**AIM:**
Without including any images, repeat the data exactly.

**SUPPLIED DATA:**
Begin

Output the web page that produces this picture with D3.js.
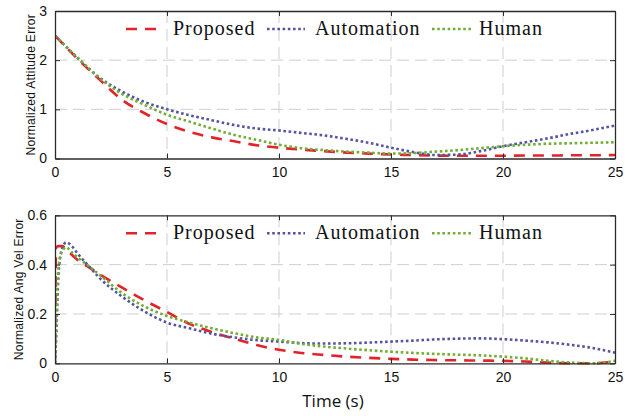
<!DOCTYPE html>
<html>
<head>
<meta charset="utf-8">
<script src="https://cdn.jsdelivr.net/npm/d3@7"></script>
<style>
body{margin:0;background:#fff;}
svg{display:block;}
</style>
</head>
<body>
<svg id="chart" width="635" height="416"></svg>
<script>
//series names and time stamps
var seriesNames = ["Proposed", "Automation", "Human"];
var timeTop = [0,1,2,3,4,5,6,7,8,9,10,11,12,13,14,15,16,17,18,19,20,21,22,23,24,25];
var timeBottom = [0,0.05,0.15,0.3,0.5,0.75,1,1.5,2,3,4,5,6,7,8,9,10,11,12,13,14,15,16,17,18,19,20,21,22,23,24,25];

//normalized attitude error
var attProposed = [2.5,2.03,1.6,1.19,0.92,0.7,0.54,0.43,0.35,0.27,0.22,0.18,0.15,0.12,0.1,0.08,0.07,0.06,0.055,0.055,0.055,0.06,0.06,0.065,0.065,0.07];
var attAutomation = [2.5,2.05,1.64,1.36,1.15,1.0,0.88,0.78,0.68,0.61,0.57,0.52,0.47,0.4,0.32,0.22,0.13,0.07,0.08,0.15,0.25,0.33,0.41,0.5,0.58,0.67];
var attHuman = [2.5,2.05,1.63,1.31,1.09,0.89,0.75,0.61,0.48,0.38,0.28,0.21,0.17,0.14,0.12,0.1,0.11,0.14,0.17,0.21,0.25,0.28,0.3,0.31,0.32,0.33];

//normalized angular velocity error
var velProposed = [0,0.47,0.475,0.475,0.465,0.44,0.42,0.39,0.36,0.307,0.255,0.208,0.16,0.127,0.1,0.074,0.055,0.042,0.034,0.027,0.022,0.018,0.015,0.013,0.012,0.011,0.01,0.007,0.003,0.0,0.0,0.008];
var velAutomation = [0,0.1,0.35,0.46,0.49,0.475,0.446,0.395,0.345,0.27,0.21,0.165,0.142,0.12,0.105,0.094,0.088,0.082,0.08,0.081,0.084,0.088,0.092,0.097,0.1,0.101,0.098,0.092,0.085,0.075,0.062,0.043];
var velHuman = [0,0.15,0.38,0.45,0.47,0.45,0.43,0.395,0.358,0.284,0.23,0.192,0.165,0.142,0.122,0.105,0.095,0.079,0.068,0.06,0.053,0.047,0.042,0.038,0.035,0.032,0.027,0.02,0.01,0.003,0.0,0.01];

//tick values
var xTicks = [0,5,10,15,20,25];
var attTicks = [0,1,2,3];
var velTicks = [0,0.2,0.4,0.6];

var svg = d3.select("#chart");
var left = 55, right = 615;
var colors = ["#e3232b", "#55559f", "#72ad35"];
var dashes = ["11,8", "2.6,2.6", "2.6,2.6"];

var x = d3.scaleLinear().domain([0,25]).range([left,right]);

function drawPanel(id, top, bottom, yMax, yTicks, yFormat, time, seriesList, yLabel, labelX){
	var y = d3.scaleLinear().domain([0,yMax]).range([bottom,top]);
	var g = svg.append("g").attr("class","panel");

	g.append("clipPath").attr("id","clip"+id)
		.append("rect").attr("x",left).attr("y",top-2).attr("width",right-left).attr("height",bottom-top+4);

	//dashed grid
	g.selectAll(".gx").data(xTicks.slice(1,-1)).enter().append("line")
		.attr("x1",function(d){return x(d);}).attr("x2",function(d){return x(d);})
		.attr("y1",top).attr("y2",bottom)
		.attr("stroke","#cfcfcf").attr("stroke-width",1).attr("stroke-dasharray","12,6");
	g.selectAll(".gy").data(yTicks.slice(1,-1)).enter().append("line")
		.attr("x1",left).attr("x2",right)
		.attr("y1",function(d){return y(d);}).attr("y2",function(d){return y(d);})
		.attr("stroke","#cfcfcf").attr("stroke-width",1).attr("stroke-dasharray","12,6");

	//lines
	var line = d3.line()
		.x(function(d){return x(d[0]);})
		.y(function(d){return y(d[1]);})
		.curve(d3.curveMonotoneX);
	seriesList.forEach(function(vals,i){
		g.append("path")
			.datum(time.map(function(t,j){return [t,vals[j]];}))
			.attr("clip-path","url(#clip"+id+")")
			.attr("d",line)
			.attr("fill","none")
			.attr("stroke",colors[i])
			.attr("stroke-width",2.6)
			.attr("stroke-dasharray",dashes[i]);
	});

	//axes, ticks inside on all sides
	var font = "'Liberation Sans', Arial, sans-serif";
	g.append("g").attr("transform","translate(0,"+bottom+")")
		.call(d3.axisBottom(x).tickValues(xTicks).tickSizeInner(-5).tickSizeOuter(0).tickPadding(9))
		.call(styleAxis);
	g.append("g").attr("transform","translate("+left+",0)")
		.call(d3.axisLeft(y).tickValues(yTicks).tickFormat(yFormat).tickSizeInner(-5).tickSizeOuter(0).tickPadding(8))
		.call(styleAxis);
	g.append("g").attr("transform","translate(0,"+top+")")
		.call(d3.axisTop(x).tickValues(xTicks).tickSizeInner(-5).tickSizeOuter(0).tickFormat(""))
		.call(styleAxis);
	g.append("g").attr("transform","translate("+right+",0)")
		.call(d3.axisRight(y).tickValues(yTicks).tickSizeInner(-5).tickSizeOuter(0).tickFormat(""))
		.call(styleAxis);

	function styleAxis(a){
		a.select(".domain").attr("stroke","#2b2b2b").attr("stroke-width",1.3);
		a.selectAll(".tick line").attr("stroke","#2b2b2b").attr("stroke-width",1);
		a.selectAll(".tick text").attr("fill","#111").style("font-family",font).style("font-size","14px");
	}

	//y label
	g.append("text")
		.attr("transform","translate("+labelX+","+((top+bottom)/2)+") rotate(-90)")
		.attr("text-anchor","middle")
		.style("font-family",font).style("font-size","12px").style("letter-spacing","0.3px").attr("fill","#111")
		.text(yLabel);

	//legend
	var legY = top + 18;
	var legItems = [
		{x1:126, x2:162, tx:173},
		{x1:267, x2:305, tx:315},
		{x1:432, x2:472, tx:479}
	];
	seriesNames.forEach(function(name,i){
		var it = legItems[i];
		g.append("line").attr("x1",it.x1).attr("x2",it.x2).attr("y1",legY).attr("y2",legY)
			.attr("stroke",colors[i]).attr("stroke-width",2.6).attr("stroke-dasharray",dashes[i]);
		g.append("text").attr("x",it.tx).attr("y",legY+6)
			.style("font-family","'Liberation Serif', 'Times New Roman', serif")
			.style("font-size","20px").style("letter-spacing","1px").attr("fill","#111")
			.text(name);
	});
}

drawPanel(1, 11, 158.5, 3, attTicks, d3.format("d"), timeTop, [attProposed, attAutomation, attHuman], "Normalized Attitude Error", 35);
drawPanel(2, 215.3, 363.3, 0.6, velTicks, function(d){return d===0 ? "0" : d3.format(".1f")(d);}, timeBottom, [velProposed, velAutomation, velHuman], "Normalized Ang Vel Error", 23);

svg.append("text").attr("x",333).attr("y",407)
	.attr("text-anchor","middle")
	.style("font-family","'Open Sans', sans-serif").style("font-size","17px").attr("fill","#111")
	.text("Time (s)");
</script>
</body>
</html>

End

**EXERCISE SOLUTION:**
Output the web page that produces this picture with D3.js.
<!DOCTYPE html>
<html>
<head>
<meta charset="utf-8">
<script src="https://cdn.jsdelivr.net/npm/d3@7"></script>
<style>
body{margin:0;background:#fff;}
svg{display:block;}
</style>
</head>
<body>
<svg id="chart" width="635" height="416"></svg>
<script>
//series names and time stamps
var seriesNames = ["Proposed", "Automation", "Human"];
var timeTop = [0,1,2,3,4,5,6,7,8,9,10,11,12,13,14,15,16,17,18,19,20,21,22,23,24,25];
var timeBottom = [0,0.05,0.15,0.3,0.5,0.75,1,1.5,2,3,4,5,6,7,8,9,10,11,12,13,14,15,16,17,18,19,20,21,22,23,24,25];

//normalized attitude error
var attProposed = [2.5,2.03,1.6,1.19,0.92,0.7,0.54,0.43,0.35,0.27,0.22,0.18,0.15,0.12,0.1,0.08,0.07,0.06,0.055,0.055,0.055,0.06,0.06,0.065,0.065,0.07];
var attAutomation = [2.5,2.05,1.64,1.36,1.15,1.0,0.88,0.78,0.68,0.61,0.57,0.52,0.47,0.4,0.32,0.22,0.13,0.07,0.08,0.15,0.25,0.33,0.41,0.5,0.58,0.67];
var attHuman = [2.5,2.05,1.63,1.31,1.09,0.89,0.75,0.61,0.48,0.38,0.28,0.21,0.17,0.14,0.12,0.1,0.11,0.14,0.17,0.21,0.25,0.28,0.3,0.31,0.32,0.33];

//normalized angular velocity error
var velProposed = [0,0.47,0.475,0.475,0.465,0.44,0.42,0.39,0.36,0.307,0.255,0.208,0.16,0.127,0.1,0.074,0.055,0.042,0.034,0.027,0.022,0.018,0.015,0.013,0.012,0.011,0.01,0.007,0.003,0.0,0.0,0.008];
var velAutomation = [0,0.1,0.35,0.46,0.49,0.475,0.446,0.395,0.345,0.27,0.21,0.165,0.142,0.12,0.105,0.094,0.088,0.082,0.08,0.081,0.084,0.088,0.092,0.097,0.1,0.101,0.098,0.092,0.085,0.075,0.062,0.043];
var velHuman = [0,0.15,0.38,0.45,0.47,0.45,0.43,0.395,0.358,0.284,0.23,0.192,0.165,0.142,0.122,0.105,0.095,0.079,0.068,0.06,0.053,0.047,0.042,0.038,0.035,0.032,0.027,0.02,0.01,0.003,0.0,0.01];

//tick values
var xTicks = [0,5,10,15,20,25];
var attTicks = [0,1,2,3];
var velTicks = [0,0.2,0.4,0.6];

var svg = d3.select("#chart");
var left = 55, right = 615;
var colors = ["#e3232b", "#55559f", "#72ad35"];
var dashes = ["11,8", "2.6,2.6", "2.6,2.6"];

var x = d3.scaleLinear().domain([0,25]).range([left,right]);

function drawPanel(id, top, bottom, yMax, yTicks, yFormat, time, seriesList, yLabel, labelX){
	var y = d3.scaleLinear().domain([0,yMax]).range([bottom,top]);
	var g = svg.append("g").attr("class","panel");

	g.append("clipPath").attr("id","clip"+id)
		.append("rect").attr("x",left).attr("y",top-2).attr("width",right-left).attr("height",bottom-top+4);

	//dashed grid
	g.selectAll(".gx").data(xTicks.slice(1,-1)).enter().append("line")
		.attr("x1",function(d){return x(d);}).attr("x2",function(d){return x(d);})
		.attr("y1",top).attr("y2",bottom)
		.attr("stroke","#cfcfcf").attr("stroke-width",1).attr("stroke-dasharray","12,6");
	g.selectAll(".gy").data(yTicks.slice(1,-1)).enter().append("line")
		.attr("x1",left).attr("x2",right)
		.attr("y1",function(d){return y(d);}).attr("y2",function(d){return y(d);})
		.attr("stroke","#cfcfcf").attr("stroke-width",1).attr("stroke-dasharray","12,6");

	//lines
	var line = d3.line()
		.x(function(d){return x(d[0]);})
		.y(function(d){return y(d[1]);})
		.curve(d3.curveMonotoneX);
	seriesList.forEach(function(vals,i){
		g.append("path")
			.datum(time.map(function(t,j){return [t,vals[j]];}))
			.attr("clip-path","url(#clip"+id+")")
			.attr("d",line)
			.attr("fill","none")
			.attr("stroke",colors[i])
			.attr("stroke-width",2.6)
			.attr("stroke-dasharray",dashes[i]);
	});

	//axes, ticks inside on all sides
	var font = "'Liberation Sans', Arial, sans-serif";
	g.append("g").attr("transform","translate(0,"+bottom+")")
		.call(d3.axisBottom(x).tickValues(xTicks).tickSizeInner(-5).tickSizeOuter(0).tickPadding(9))
		.call(styleAxis);
	g.append("g").attr("transform","translate("+left+",0)")
		.call(d3.axisLeft(y).tickValues(yTicks).tickFormat(yFormat).tickSizeInner(-5).tickSizeOuter(0).tickPadding(8))
		.call(styleAxis);
	g.append("g").attr("transform","translate(0,"+top+")")
		.call(d3.axisTop(x).tickValues(xTicks).tickSizeInner(-5).tickSizeOuter(0).tickFormat(""))
		.call(styleAxis);
	g.append("g").attr("transform","translate("+right+",0)")
		.call(d3.axisRight(y).tickValues(yTicks).tickSizeInner(-5).tickSizeOuter(0).tickFormat(""))
		.call(styleAxis);

	function styleAxis(a){
		a.select(".domain").attr("stroke","#2b2b2b").attr("stroke-width",1.3);
		a.selectAll(".tick line").attr("stroke","#2b2b2b").attr("stroke-width",1);
		a.selectAll(".tick text").attr("fill","#111").style("font-family",font).style("font-size","14px");
	}

	//y label
	g.append("text")
		.attr("transform","translate("+labelX+","+((top+bottom)/2)+") rotate(-90)")
		.attr("text-anchor","middle")
		.style("font-family",font).style("font-size","12px").style("letter-spacing","0.3px").attr("fill","#111")
		.text(yLabel);

	//legend
	var legY = top + 18;
	var legItems = [
		{x1:126, x2:162, tx:173},
		{x1:267, x2:305, tx:315},
		{x1:432, x2:472, tx:479}
	];
	seriesNames.forEach(function(name,i){
		var it = legItems[i];
		g.append("line").attr("x1",it.x1).attr("x2",it.x2).attr("y1",legY).attr("y2",legY)
			.attr("stroke",colors[i]).attr("stroke-width",2.6).attr("stroke-dasharray",dashes[i]);
		g.append("text").attr("x",it.tx).attr("y",legY+6)
			.style("font-family","'Liberation Serif', 'Times New Roman', serif")
			.style("font-size","20px").style("letter-spacing","1px").attr("fill","#111")
			.text(name);
	});
}

drawPanel(1, 11, 158.5, 3, attTicks, d3.format("d"), timeTop, [attProposed, attAutomation, attHuman], "Normalized Attitude Error", 35);
drawPanel(2, 215.3, 363.3, 0.6, velTicks, function(d){return d===0 ? "0" : d3.format(".1f")(d);}, timeBottom, [velProposed, velAutomation, velHuman], "Normalized Ang Vel Error", 23);

svg.append("text").attr("x",333).attr("y",407)
	.attr("text-anchor","middle")
	.style("font-family","'Open Sans', sans-serif").style("font-size","17px").attr("fill","#111")
	.text("Time (s)");
</script>
</body>
</html>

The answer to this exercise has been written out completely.